Work instructions:
Below is a listing; print exactly its lines from the one containing "Reproduce this diagram with TikZ." down to the one containing "(know) at (695,347.5)", both inclusive, with every picture left out.

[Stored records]
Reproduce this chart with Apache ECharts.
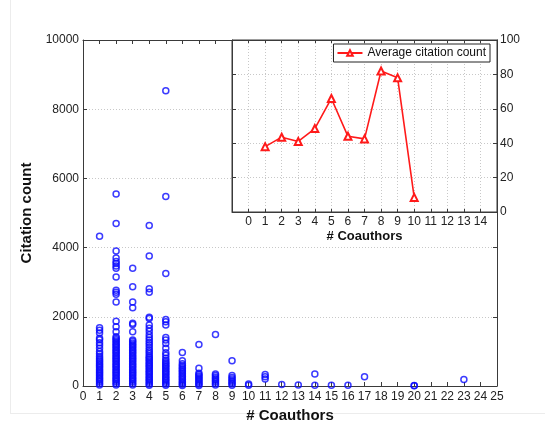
<!DOCTYPE html>
<html>
<head>
<meta charset="utf-8">
<script src="https://cdn.jsdelivr.net/npm/echarts@6/dist/echarts.min.js"></script>
<style>
html,body{margin:0;padding:0;background:#fff;}
#c{width:545px;height:430px;}
</style>
</head>
<body>
<div id="c"></div>
<script>
// Main scatter: citation counts per number of coauthors
const authors1 = [4330, 1680, 1610, 1530, 1380, 1340, 1250, 1180, 1090, 1000, 930, 860, 800, 750, 705, 660, 615, 570, 525, 480, 435, 390, 345, 300, 255, 210, 165, 120, 75, 30];
const authors2 = [5550, 4700, 3900, 3700, 3600, 3540, 3470, 3400, 3150, 2770, 2710, 2650, 2430, 1870, 1710, 1570, 1420, 1380, 1335, 1290, 1245, 1200, 1155, 1110, 1065, 1020, 975, 930, 885, 840, 795, 750, 705, 660, 615, 570, 525, 480, 435, 390, 345, 300, 255, 210, 165, 120, 75, 30];
const authors3 = [3400, 2870, 2430, 2260, 1810, 1780, 1570, 1330, 1290, 1245, 1200, 1155, 1110, 1065, 1020, 975, 930, 885, 840, 795, 750, 705, 660, 615, 570, 525, 480, 435, 390, 345, 300, 255, 210, 165, 120, 75, 30];
const authors4 = [4640, 3760, 2810, 2710, 1990, 1950, 1760, 1670, 1580, 1480, 1400, 1330, 1260, 1190, 1120, 1050, 990, 930, 870, 825, 780, 735, 690, 645, 600, 555, 510, 465, 420, 375, 330, 285, 240, 195, 150, 105, 60, 20];
const authors5 = [8530, 5480, 3250, 1920, 1860, 1760, 1400, 1330, 1230, 1090, 960, 890, 800, 740, 690, 645, 600, 555, 510, 465, 420, 375, 330, 285, 240, 195, 150, 105, 60, 20];
const authors6 = [970, 730, 640, 590, 545, 500, 455, 410, 365, 320, 275, 230, 185, 140, 95, 50, 15];
const authors7 = [1200, 510, 370, 330, 290, 250, 210, 170, 130, 90, 50, 15];
const authors8 = [1490, 350, 300, 255, 210, 165, 120, 75, 30];
const authors9 = [730, 300, 245, 200, 155, 110, 65, 20];
const authors10 = [60, 20];
const authors11 = [330, 270, 200];
const authors12 = [40];
const authors13 = [30];
const authors14 = [350, 25];
const authors15 = [20];
const authors16 = [20];
const authors17 = [270];
const authors20 = [15, 5];
const authors23 = [190];
const coauthorColumns = [
  [1, authors1], [2, authors2], [3, authors3], [4, authors4], [5, authors5],
  [6, authors6], [7, authors7], [8, authors8], [9, authors9], [10, authors10],
  [11, authors11], [12, authors12], [13, authors13], [14, authors14], [15, authors15],
  [16, authors16], [17, authors17], [20, authors20], [23, authors23]
];

// Inset line: average citation count
const avgCoauthors = [1, 2, 3, 4, 5, 6, 7, 8, 9, 10];
const avgCitation = [38, 43.5, 41, 48.5, 66, 44, 42.5, 82, 78, 8.5];

const scatterData = [];
coauthorColumns.forEach(([x, vals]) => vals.forEach(v => scatterData.push([x, v])));
const lineData = avgCoauthors.map((x, i) => [x, avgCitation[i]]);

const FONT = 'Liberation Sans, Arial, sans-serif';
const AX = '#3a3a3a';
const GRID = '#c8c8c8';

const chart = echarts.init(document.getElementById('c'), null, {renderer: 'canvas'});
chart.setOption({
  animation: false,
  backgroundColor: '#fff',
  textStyle: {fontFamily: FONT},
  graphic: [
    {type: 'line', shape: {x1: 10.5, y1: 0, x2: 10.5, y2: 413}, style: {stroke: '#ececec', lineWidth: 1}, silent: true},
    {type: 'line', shape: {x1: 10, y1: 413.5, x2: 545, y2: 413.5}, style: {stroke: '#ececec', lineWidth: 1}, silent: true}
  ],
  grid: [
    {left: 83, right: 48, top: 40, bottom: 44, show: false},
    {left: 232, right: 48, top: 40, bottom: 218, show: true, backgroundColor: '#fff', borderColor: AX, borderWidth: 1, z: 5}
  ],
  legend: {
    data: ['Average citation count'],
    right: 55, top: 44,
    orient: 'horizontal',
    backgroundColor: '#fff',
    borderColor: '#222', borderWidth: 1,
    padding: [3, 4, 3, 3],
    itemWidth: 25, itemHeight: 7, itemGap: 4,
    textStyle: {fontFamily: FONT, fontSize: 12, color: '#111'},
    z: 20
  },
  xAxis: [
    {gridIndex: 0, type: 'value', min: 0, max: 25, interval: 1, position: 'bottom',
     axisLine: {show: true, onZero: false, lineStyle: {color: AX}},
     axisTick: {show: true, inside: true, length: 4, lineStyle: {color: AX}},
     axisLabel: {margin: 5, fontSize: 12, color: '#222', fontFamily: FONT},
     splitLine: {show: false},
     name: '# Coauthors', nameLocation: 'middle', nameGap: 15,
     nameTextStyle: {fontWeight: 'bold', fontSize: 15, color: '#111', fontFamily: FONT}},
    {gridIndex: 0, type: 'value', min: 0, max: 25, interval: 1, position: 'top',
     axisLine: {show: true, onZero: false, lineStyle: {color: AX}},
     axisTick: {show: true, inside: true, length: 4, lineStyle: {color: AX}},
     axisLabel: {show: false}, splitLine: {show: false}},
    {gridIndex: 1, type: 'value', min: -1, max: 15, interval: 1, position: 'bottom', z: 6,
     axisLine: {show: true, onZero: false, lineStyle: {color: AX}},
     axisTick: {show: true, inside: true, length: 3, lineStyle: {color: AX}},
     axisLabel: {margin: 4, fontSize: 12, color: '#222', fontFamily: FONT,
       formatter: v => (v < 0 || v > 14) ? '' : String(v)},
     splitLine: {show: true, lineStyle: {color: GRID, type: [1, 2], width: 1}},
     name: '# Coauthors', nameLocation: 'middle', nameGap: 18,
     nameTextStyle: {fontWeight: 'bold', fontSize: 13, color: '#111', fontFamily: FONT}},
    {gridIndex: 1, type: 'value', min: -1, max: 15, interval: 1, position: 'top', z: 6,
     axisLine: {show: true, onZero: false, lineStyle: {color: AX}},
     axisTick: {show: true, inside: true, length: 3, lineStyle: {color: AX}},
     axisLabel: {show: false}, splitLine: {show: false}}
  ],
  yAxis: [
    {gridIndex: 0, type: 'value', min: 0, max: 10000, interval: 2000, position: 'left',
     axisLine: {show: true, onZero: false, lineStyle: {color: AX}},
     axisTick: {show: true, inside: true, length: 4, lineStyle: {color: AX}},
     axisLabel: {margin: 4, fontSize: 12, color: '#222', fontFamily: FONT, formatter: v => String(v)},
     splitLine: {show: true, lineStyle: {color: GRID, type: [1, 2], width: 1}},
     name: 'Citation count', nameLocation: 'middle', nameGap: 41,
     nameTextStyle: {fontWeight: 'bold', fontSize: 15, color: '#111', fontFamily: FONT}},
    {gridIndex: 0, type: 'value', min: 0, max: 10000, interval: 2000, position: 'right',
     axisLine: {show: true, onZero: false, lineStyle: {color: AX}},
     axisTick: {show: true, inside: true, length: 4, lineStyle: {color: AX}},
     axisLabel: {show: false}, splitLine: {show: false}},
    {gridIndex: 1, type: 'value', min: 0, max: 100, interval: 20, position: 'right', z: 6,
     axisLine: {show: true, onZero: false, lineStyle: {color: AX}},
     axisTick: {show: true, inside: true, length: 4, lineStyle: {color: AX}},
     axisLabel: {margin: 3, fontSize: 12, color: '#222', fontFamily: FONT},
     splitLine: {show: true, lineStyle: {color: GRID, type: [1, 2], width: 1}}},
    {gridIndex: 1, type: 'value', min: 0, max: 100, interval: 20, position: 'left', z: 6,
     axisLine: {show: true, onZero: false, lineStyle: {color: AX}},
     axisTick: {show: true, inside: true, length: 4, lineStyle: {color: AX}},
     axisLabel: {show: false}, splitLine: {show: false}}
  ],
  series: [
    {type: 'scatter', name: 'Citations', xAxisIndex: 0, yAxisIndex: 0,
     data: scatterData, symbol: 'circle', symbolSize: 6, z: 2,
     itemStyle: {color: 'rgba(0,0,0,0)', borderColor: '#0a0aff', borderWidth: 1.5}},
    {type: 'line', name: 'Average citation count', xAxisIndex: 2, yAxisIndex: 2,
     data: lineData, symbol: 'emptyTriangle', symbolSize: 7, z: 10,
     lineStyle: {color: '#ff1a1a', width: 1.6},
     itemStyle: {color: '#ff1a1a', borderColor: '#ff1a1a', borderWidth: 1.5}}
  ]
});
</script>
</body>
</html>
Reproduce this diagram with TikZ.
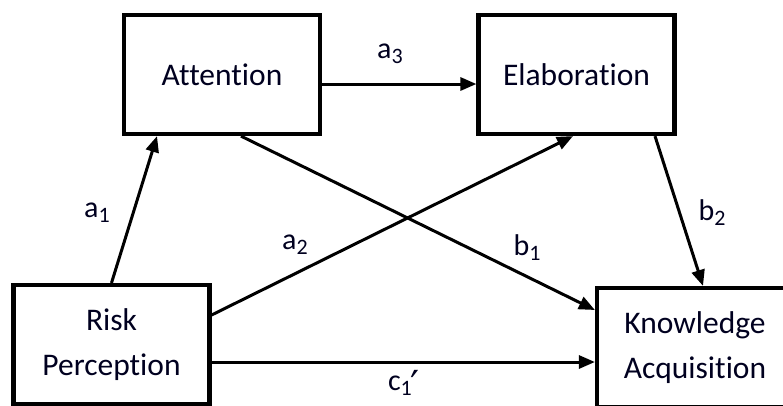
\documentclass[tikz,border=0pt]{standalone}
\usepackage{fontspec}
\setmainfont{Carlito}[Ligatures=NoCommon]
\newfontfamily\primefont{DejaVu Sans}
\usetikzlibrary{arrows.meta}
\newcommand{\lowsub}[1]{\raisebox{-5pt}{\fontsize{22}{22}\selectfont #1}}
\begin{document}
\begin{tikzpicture}[x=1pt,y=-1pt,
  varbox/.style={draw=black, line width=4.2pt, minimum width=196pt, minimum height=119pt,
    inner sep=0pt, align=center, font=\fontsize{31.5}{45}\selectfont, text=black!88!blue},
  path/.style={line width=3pt, -{Triangle[length=16pt,width=13pt]}},
  coef/.style={anchor=base, inner sep=0pt, font=\fontsize{30}{36}\selectfont, text=black!88!blue}]
  \useasboundingbox (0,0) rectangle (783,405);
  \clip (0,0) rectangle (783,405);

  % variables
  \node[varbox] (att)  at (222,74.5)   {Attention};
  \node[varbox] (elab) at (576.5,74.5) {Elaboration};
  \node[varbox] (risk) at (111.5,344.5) {Risk\\Perception};
  \node[varbox] (know) at (695,347.5)  {Knowledge\\Acquisition};

  % paths
  \draw[path] (risk.north) -- ([xshift=-65pt]att.south);
  \draw[path] ([yshift=-9.5pt]att.east) -- ([yshift=-9.5pt]elab.west);
  \draw[path] ([yshift=29.5pt]risk.east) -- ([xshift=-3.5pt]elab.south);
  \draw[path] ([xshift=19pt]att.south) -- ([yshift=37.5pt]know.west);
  \draw[path] ([xshift=78.5pt]elab.south) -- ([xshift=8pt]know.north);
  \draw[path] ([yshift=-17.5pt]risk.east) -- ([yshift=-14.5pt]know.west);

  % coefficients
  \node[coef] (la1) at (97,217)  {a\lowsub{1}};
  \node[coef] (la2) at (295,249) {a\lowsub{2}};
  \node[coef] (la3) at (390,58)  {a\lowsub{3}};
  \node[coef] (lb1) at (527,255) {b\lowsub{1}};
  \node[coef] (lb2) at (712,220) {b\lowsub{2}};
  \node[coef] (lc1) at (404,390) {c\lowsub{1}\kern-1pt\smash{\raisebox{-9pt}{\primefont\fontsize{40}{40}\selectfont ′}}};
\end{tikzpicture}
\end{document}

Task response:
Reproduce this diagram with TikZ.
\documentclass[tikz,border=0pt]{standalone}
\usepackage{fontspec}
\setmainfont{Carlito}[Ligatures=NoCommon]
\newfontfamily\primefont{DejaVu Sans}
\usetikzlibrary{arrows.meta}
\newcommand{\lowsub}[1]{\raisebox{-5pt}{\fontsize{22}{22}\selectfont #1}}
\begin{document}
\begin{tikzpicture}[x=1pt,y=-1pt,
  varbox/.style={draw=black, line width=4.2pt, minimum width=196pt, minimum height=119pt,
    inner sep=0pt, align=center, font=\fontsize{31.5}{45}\selectfont, text=black!88!blue},
  path/.style={line width=3pt, -{Triangle[length=16pt,width=13pt]}},
  coef/.style={anchor=base, inner sep=0pt, font=\fontsize{30}{36}\selectfont, text=black!88!blue}]
  \useasboundingbox (0,0) rectangle (783,405);
  \clip (0,0) rectangle (783,405);

  % variables
  \node[varbox] (att)  at (222,74.5)   {Attention};
  \node[varbox] (elab) at (576.5,74.5) {Elaboration};
  \node[varbox] (risk) at (111.5,344.5) {Risk\\Perception};
  \node[varbox] (know) at (695,347.5)  {Knowledge\\Acquisition};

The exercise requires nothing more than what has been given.